SUPPLIED DATA:
· · · · · · ·

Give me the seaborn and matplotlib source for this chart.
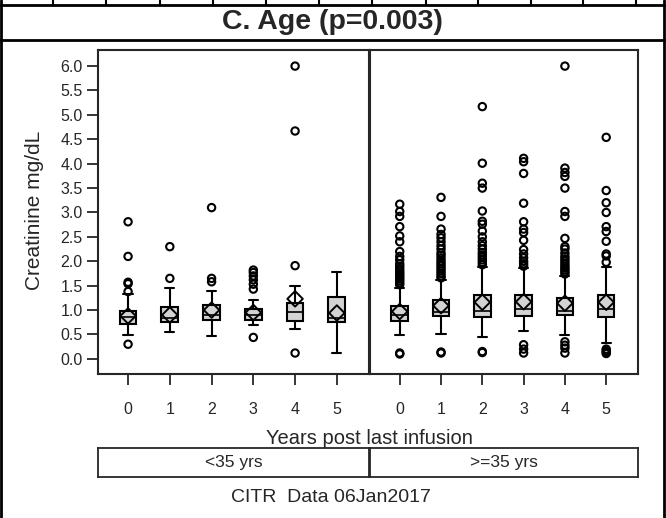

· · · · · · ·

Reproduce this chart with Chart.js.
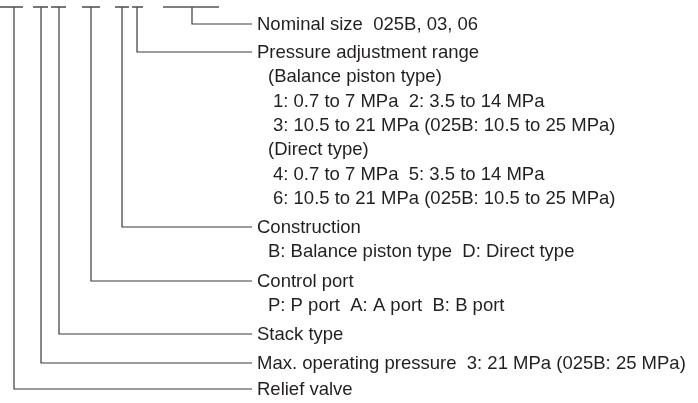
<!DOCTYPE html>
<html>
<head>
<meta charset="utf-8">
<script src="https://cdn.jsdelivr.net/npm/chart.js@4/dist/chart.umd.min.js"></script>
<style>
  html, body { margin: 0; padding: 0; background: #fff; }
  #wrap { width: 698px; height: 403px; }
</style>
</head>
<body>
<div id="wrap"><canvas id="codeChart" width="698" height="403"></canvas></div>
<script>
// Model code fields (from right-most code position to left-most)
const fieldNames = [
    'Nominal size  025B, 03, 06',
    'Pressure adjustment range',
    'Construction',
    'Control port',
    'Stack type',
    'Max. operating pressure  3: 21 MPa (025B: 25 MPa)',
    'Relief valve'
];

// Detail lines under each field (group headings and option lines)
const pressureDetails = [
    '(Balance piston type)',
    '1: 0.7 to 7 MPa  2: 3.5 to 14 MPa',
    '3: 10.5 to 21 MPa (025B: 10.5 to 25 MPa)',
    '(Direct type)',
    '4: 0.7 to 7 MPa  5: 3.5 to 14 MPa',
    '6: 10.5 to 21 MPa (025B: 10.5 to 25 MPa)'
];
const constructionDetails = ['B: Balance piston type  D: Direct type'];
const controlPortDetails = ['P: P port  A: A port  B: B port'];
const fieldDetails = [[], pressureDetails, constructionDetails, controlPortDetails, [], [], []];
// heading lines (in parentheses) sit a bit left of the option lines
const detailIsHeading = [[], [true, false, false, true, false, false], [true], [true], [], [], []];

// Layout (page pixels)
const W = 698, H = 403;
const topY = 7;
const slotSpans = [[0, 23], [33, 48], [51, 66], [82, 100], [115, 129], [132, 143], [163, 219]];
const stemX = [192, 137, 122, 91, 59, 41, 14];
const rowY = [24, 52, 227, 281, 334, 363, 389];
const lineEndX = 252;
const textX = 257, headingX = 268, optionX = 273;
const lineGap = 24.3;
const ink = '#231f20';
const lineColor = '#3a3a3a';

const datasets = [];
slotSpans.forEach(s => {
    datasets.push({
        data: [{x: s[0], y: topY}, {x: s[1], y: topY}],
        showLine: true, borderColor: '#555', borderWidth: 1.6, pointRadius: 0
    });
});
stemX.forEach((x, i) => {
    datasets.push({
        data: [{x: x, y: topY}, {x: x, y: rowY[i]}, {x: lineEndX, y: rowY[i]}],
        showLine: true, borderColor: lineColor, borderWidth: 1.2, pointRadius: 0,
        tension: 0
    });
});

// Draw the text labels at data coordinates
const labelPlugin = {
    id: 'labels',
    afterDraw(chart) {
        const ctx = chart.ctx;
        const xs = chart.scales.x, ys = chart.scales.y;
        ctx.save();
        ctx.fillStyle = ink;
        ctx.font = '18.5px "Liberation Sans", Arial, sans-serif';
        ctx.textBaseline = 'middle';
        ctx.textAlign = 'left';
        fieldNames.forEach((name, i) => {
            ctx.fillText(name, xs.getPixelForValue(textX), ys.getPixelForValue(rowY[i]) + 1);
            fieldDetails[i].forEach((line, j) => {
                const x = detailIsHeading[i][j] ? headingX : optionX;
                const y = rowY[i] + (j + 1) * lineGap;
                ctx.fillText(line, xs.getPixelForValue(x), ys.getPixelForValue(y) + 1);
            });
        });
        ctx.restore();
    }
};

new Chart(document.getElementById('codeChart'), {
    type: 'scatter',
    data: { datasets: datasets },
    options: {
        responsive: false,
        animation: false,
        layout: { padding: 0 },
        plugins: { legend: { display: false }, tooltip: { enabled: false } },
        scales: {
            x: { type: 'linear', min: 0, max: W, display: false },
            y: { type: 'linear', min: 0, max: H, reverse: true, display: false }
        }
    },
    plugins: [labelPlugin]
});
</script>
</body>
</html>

· · · · · · ·

EXERCISE GOAL: Pick out and copy the lines of the material that include the word "this".

TASK RESPONSE:
Give me the seaborn and matplotlib source for this chart.
Reproduce this chart with Chart.js.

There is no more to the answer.